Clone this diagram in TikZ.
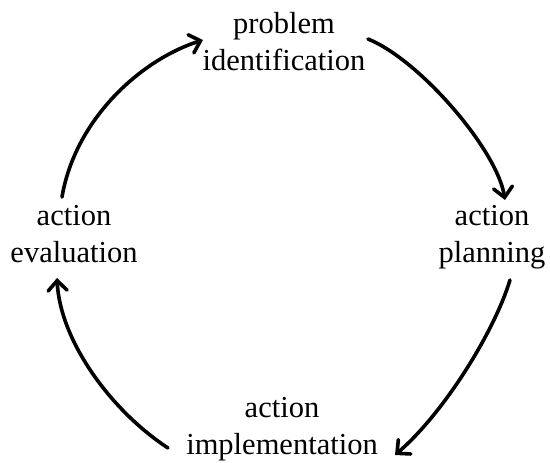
\documentclass[tikz,border=0pt]{standalone}
\usepackage{fontspec}
\setmainfont{Liberation Serif}
\usetikzlibrary{arrows.meta}
\tikzset{
  lbl/.style={align=center, inner sep=0pt, font=\fontsize{30.5}{36.5}\selectfont},
  cyc/.style={line width=3.6pt, line cap=round, -{Straight Barb[length=10pt,width=19pt,line cap=round]}}
}
\begin{document}
\begin{tikzpicture}[x=1pt,y=-1pt]
\useasboundingbox (0,0) rectangle (550,463);
\node[lbl] (pi) at (284,41.5) {problem\\identification};
\node[lbl] (ap) at (492,237) {action\\planning};
\node[lbl] (ai) at (282,429) {action\\implementation};
\node[lbl] (ae) at (74,234) {action\\evaluation};
\coordinate (s1) at (62,197);
\coordinate (e1) at (203,40);
\coordinate (s2) at (368,39);
\coordinate (e2) at (505,200);
\coordinate (s3) at (510,280);
\coordinate (e3) at (395,455);
\coordinate (s4) at (168,448);
\coordinate (e4) at (57,278);
\draw[cyc] (s1) .. controls (75,120) and (140,60) .. (e1);
\draw[cyc] (s2) .. controls (420,60) and (497,150) .. (e2);
\draw[cyc] (s3) .. controls (495,330) and (445,412) .. (e3);
\draw[cyc] (s4) .. controls (110,410) and (60,340) .. (e4);
\end{tikzpicture}
\end{document}
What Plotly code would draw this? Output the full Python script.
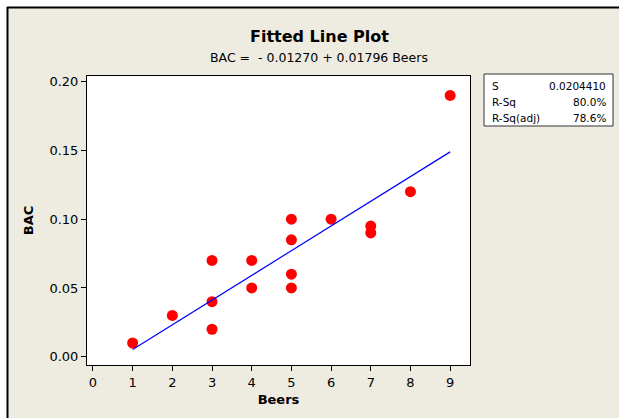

The request = Go through the entries above and output them exactly, without pictures.

Exercise output =
Clone this diagram in TikZ.
\documentclass[tikz,border=0pt]{standalone}
\usepackage{fontspec}
\setmainfont{Liberation Serif}
\usetikzlibrary{arrows.meta}
\tikzset{
  lbl/.style={align=center, inner sep=0pt, font=\fontsize{30.5}{36.5}\selectfont},
  cyc/.style={line width=3.6pt, line cap=round, -{Straight Barb[length=10pt,width=19pt,line cap=round]}}
}
\begin{document}
\begin{tikzpicture}[x=1pt,y=-1pt]
\useasboundingbox (0,0) rectangle (550,463);
\node[lbl] (pi) at (284,41.5) {problem\\identification};
\node[lbl] (ap) at (492,237) {action\\planning};
\node[lbl] (ai) at (282,429) {action\\implementation};
\node[lbl] (ae) at (74,234) {action\\evaluation};
\coordinate (s1) at (62,197);
\coordinate (e1) at (203,40);
\coordinate (s2) at (368,39);
\coordinate (e2) at (505,200);
\coordinate (s3) at (510,280);
\coordinate (e3) at (395,455);
\coordinate (s4) at (168,448);
\coordinate (e4) at (57,278);
\draw[cyc] (s1) .. controls (75,120) and (140,60) .. (e1);
\draw[cyc] (s2) .. controls (420,60) and (497,150) .. (e2);
\draw[cyc] (s3) .. controls (495,330) and (445,412) .. (e3);
\draw[cyc] (s4) .. controls (110,410) and (60,340) .. (e4);
\end{tikzpicture}
\end{document}
What Plotly code would draw this? Output the full Python script.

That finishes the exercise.